Cranberries are a very low sugar fruit making them a great low carb option for cakes, cookies and muffins. I did have to add arrowroot flour t0 this recipe to get them to hold together and retain their crunch. It does add a bit of starch to this recipe, but it's such a minimal amount! The fourth cup only adds about two carbs per cookie. I also used Swerve as the sweetener in this recipe to keep the sugar amount low, that way you can have more than one without guilt!!!
Recipe: Cranberry Orange Shortbread Cookies
- 1 1/2 cups Honeyville Almond Flour
- 1/4 cup arrowroot flour/powder
- 1/2 cup grass-fed butter, chilled and cut into pieces
- 1/2-2/3 cup granulated sweetener (I used 2/3 cup Swerve)
- couple dashes of sea salt
- 1 heaping tbsp orange zest (Microplane that I love for zesting)

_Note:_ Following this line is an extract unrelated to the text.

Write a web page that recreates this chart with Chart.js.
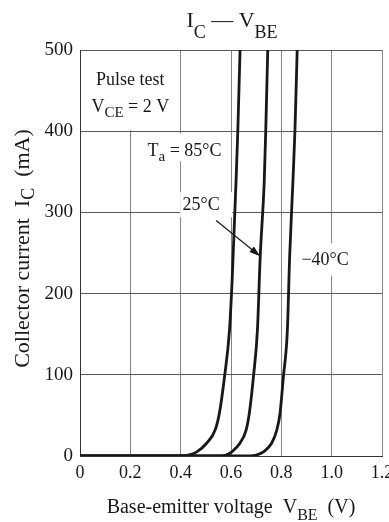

- 1 tsp fresh juice of the orange
- 1 tsp granulated sweetener or Swerve
- 1/3 cup fresh cranberries, chopped
- Place the cranberries in a food processor with 1 tsp sweetener and pulse
- Toss cranberries with juice and zest, set aside
- In the food processor, add flour, arrowroot, sugar and salt. Pulse until combined
- Add the butter to the flour and pulse until dough forms
- Remove the dough and place in a mixing bowl. Fold in the cranberry mixture
- Roll dough into a log shape and wrap in plastic wrap. Place in the freezer for at least an hour
- Slice frozen dough into at least 1/4 inch pieces and place on a parchment lined cookie sheet
- Bake at 350 for about 10 minutes or until edges become a tiny bit brown
- Remove from oven and let cool on cookie sheet for 5 minutes then move to a cooling rack for cookies to set
I have found these to be a perfect breakfast cookie!!!